The first was an issue with the online store we were tasked with maintaining. I feel comfortable talking about it publicly now because that version of the store has long-since been decommissioned.
When I first joined the team maintaining the store, we had an external-facing store database and an internal-facing sales database. They largely had the same information but it was organized a little differently.
Store data was transferred to the sales database via email as a way to get around our corporate firewall. A scheduled task on the external store server collected all of the recent order data from the store database, built an XML document out of it, and then emailed it to a shared email address. Another process then ran regularly on a machine inside the firewall to check that email inbox. Any XML found would be parsed and the data would be entered into the sales database.
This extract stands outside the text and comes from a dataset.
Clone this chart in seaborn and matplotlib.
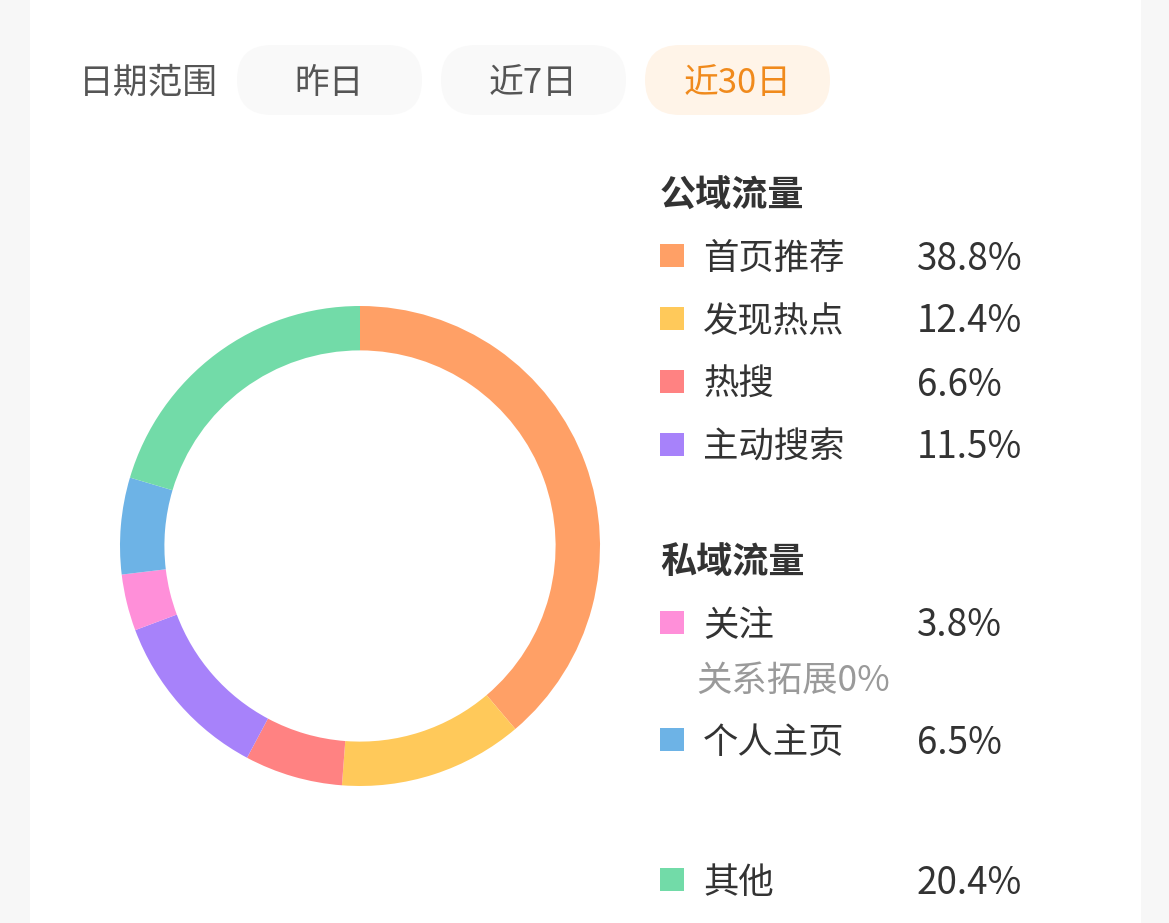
import matplotlib
matplotlib.use("Agg")
import matplotlib.pyplot as plt
import seaborn as sns
from matplotlib.patches import Rectangle, FancyBboxPatch

# data (clockwise from 12 o'clock)
labels = ['首页推荐', '发现热点', '热搜', '主动搜索', '关注', '个人主页', '其他']
shares = [38.8, 12.4, 6.6, 11.5, 3.8, 6.5, 20.4]
colors = ['#FFA066', '#FFC95A', '#FF8282', '#A782FA', '#FF8FD9', '#6DB3E6', '#72DBA8']
groups = ['公域流量', '私域流量']
extra_note = '关系拓展0%'
date_title = '日期范围'
date_options = ['昨日', '近7日', '近30日']
selected = '近30日'

sns.set_theme(style="white")
plt.rcParams['font.family'] = ['Noto Sans CJK SC', 'DejaVu Sans']

W, H = 1169, 923
fig = plt.figure(figsize=(W / 100, H / 100), dpi=100)
fig.patch.set_facecolor('#F7F7F7')

# page layer in pixel coordinates
bg = fig.add_axes([0, 0, 1, 1])
bg.set_xlim(0, W)
bg.set_ylim(H, 0)
bg.axis('off')
bg.add_patch(Rectangle((30, 0), 1111, H, facecolor='white', edgecolor='none'))

dy = 3  # CJK glyphs sit a bit high with va='center'

# date range buttons
bg.text(79, 80 + dy, date_title, fontsize=25, color='#555555', va='center', ha='left')
pill_x = [237, 441, 645]
for x, opt in zip(pill_x, date_options):
    on = opt == selected
    bg.add_patch(FancyBboxPatch((x, 45), 185, 70,
                                boxstyle="round,pad=0,rounding_size=35",
                                facecolor='#FFF4E8' if on else '#F9F9F9',
                                edgecolor='none'))
    bg.text(x + 92.5, 80 + dy, opt, fontsize=25, va='center', ha='center',
            color='#F08A1C' if on else '#555555')

# legend
row_y = [256, 319, 382, 445, 623, 740, 880]
group_y = [193, 560]
for g, y in zip(groups, group_y):
    bg.text(660, y + dy, g, fontsize=26, fontweight='bold', color='#333333',
            va='center', ha='left')
for lab, val, col, y in zip(labels, shares, colors, row_y):
    bg.add_patch(Rectangle((660, y - 12), 24, 23, facecolor=col, edgecolor='none'))
    bg.text(703, y + dy, lab, fontsize=25.5, color='#333333', va='center', ha='left')
    bg.text(917, y + dy, f'{val}%', fontsize=26.5, color='#333333', va='center', ha='left')
bg.text(696, 678 + dy, extra_note, fontsize=25.5, color='#9A9A9A', va='center', ha='left')

# donut
cx, cy, r = 360, 546, 240
ax = fig.add_axes([(cx - r) / W, (H - cy - r) / H, 2 * r / W, 2 * r / H])
ax.pie(shares, colors=colors, startangle=90, counterclock=False, radius=1,
       wedgeprops=dict(width=0.185, linewidth=0))
ax.set_xlim(-1, 1)
ax.set_ylim(-1, 1)
ax.set_aspect('auto')
ax.axis('off')

fig.savefig('out.png', dpi=100)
Needless to say, this was awful for many reasons. So, eventually, we re-worked it. We updated the store to send an MSMQ message for each order, with an MSMQ-specific hole in the firewall facilitating that. Then we added an internal process that listened to that queue, pulling in the data, parsing it, and adding it to the sales database.
Along the way, we also added quite a bit more data validation to this new listener process. We’d never validated the data before because we were sending it to ourselves. We knew it was safe.
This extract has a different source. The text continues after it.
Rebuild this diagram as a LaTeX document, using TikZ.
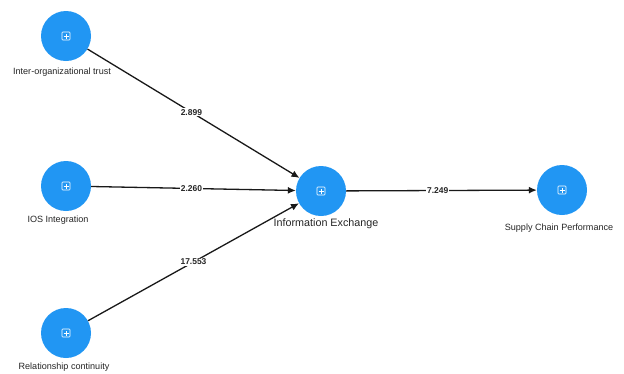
\documentclass[tikz,border=0pt]{standalone}
\usepackage{fontspec}
\setmainfont{Liberation Sans}
\usetikzlibrary{arrows.meta}
\definecolor{lvblue}{RGB}{33,150,243}
\tikzset{
  construct/.style={circle,fill=lvblue,minimum size=50bp,inner sep=0pt,
    path picture={
      \draw[white,line width=0.6bp,rounded corners=0.8bp]
        ([xshift=-4bp,yshift=-4bp]path picture bounding box.center) rectangle
        ([xshift=4bp,yshift=4bp]path picture bounding box.center);
      \draw[white,line width=0.6bp]
        ([xshift=-2.5bp]path picture bounding box.center) -- ([xshift=2.5bp]path picture bounding box.center)
        ([yshift=-2.5bp]path picture bounding box.center) -- ([yshift=2.5bp]path picture bounding box.center);
    }},
  clabel/.style={font=\fontsize{9.1}{10}\selectfont,text=black!85,inner sep=0pt},
  path/.style={draw=black!90,line width=1.3bp,-{Latex[length=8bp,width=7bp]}},
  coef/.style={fill=white,inner sep=1bp,font=\bfseries\fontsize{8.5}{9}\selectfont,text=black!85}
}
\begin{document}
\begin{tikzpicture}[x=1bp,y=-1bp]
  \useasboundingbox[fill=white] (0,0) rectangle (624,373);
  % latent constructs
  \node[construct] (trust) at (66,36) {};
  \node[construct] (ios) at (66,186) {};
  \node[construct] (rel) at (66,333) {};
  \node[construct] (ie) at (321,191) {};
  \node[construct] (scp) at (562,190) {};
  % construct names
  \node[clabel] (ltrust) at (62,72) {Inter-organizational trust};
  \node[clabel] (lios) at (58,220) {IOS Integration};
  \node[clabel] (lrel) at (64,367) {Relationship continuity};
  \node[clabel,font=\fontsize{10.8}{12}\selectfont] (lie) at (326,224) {Information Exchange};
  \node[clabel] (lscp) at (559,228) {Supply Chain Performance};
  % structural paths with t-values
  \path[path] (trust) -- node[coef,pos=0.49] {2.899} (ie);
  \path[path] (ios) -- node[coef,pos=0.49] {2.260} (ie);
  \path[path] (rel) -- node[coef,pos=0.50] {17.553} (ie);
  \path[path] (ie) -- node[coef,pos=0.48] {7.249} (scp);
\end{tikzpicture}
\end{document}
Until we started getting errors.
Specifically, we were getting XML parsing errors. Which we thought was really strange because this was the same XML format that had been working fine for years.
So we took a “good” XML document and compared it to a “bad” one and were surprised to see that, for the bad one, the OrdDate (which was actually a DateTime corresponding to the time that the customer reached the payment page in the store) was only a date (e.g. 2012-03-15) while good XML included a full DateTime (2012-03-15 11:34:27). Why would that happen for only some orders?
We went into the store database and found that the orders with un-parseable XML had an OrdDate of exactly midnight, down to the second. And it turned out that, back then, some combination of Microsoft SQL Server and Classic ASP caused the time portion of a DateTime to be removed if it was 00:00:00.
Because we’d never been validating it before, we never knew that, and because we assumed that every OrdDate would be a valid DateTime, we built our parser around that, and it ended up failing.
We couldn’t fix the combination of MSSQL and Classic ASP so our solution was to manually bolt on a timestamp whenever we detected that one was missing, before sending the XML. Inelegant, but it solved the problem.
The other example I spoke about was related to the company’s user-to-user forums and took place in 2008 or so.
We had an out-of-the-box vBulletin instance that was barely supported. It was just me and one guy from IT, with moderation handled by a group of volunteers from outside of the company.
One of those moderators reported that she was getting censored whenever she typed the word “specialized” in a post. We had a badword filter enabled but we couldn’t see why it would be triggered in that case.
We kind of ignored it for awhile but one day I wrote it out on my whiteboard.
specialized spe******ed cializ
And then I realized what was happening.
There was no reason for the badword filter to censor specialized but that’s not what it was censoring. This particular moderator was German and used British English. That meant she wasn’t typing specialized, she was typing specialised. The censored letters didn’t spell out “cializ,” they spelled out “cialis,” which was in our badword filter to prevent spam.
We didn’t consider this immediately because we assumed that our posters would be using the same American English that we were using ourselves.
We solved that issue by setting the badword filter to not censor “cialis” if it was in the middle of another word.
These two examples may not apply to anyone else but the idea of challenging your assumptions does. It’s hard to solve problems when your assumption is what’s getting in the way.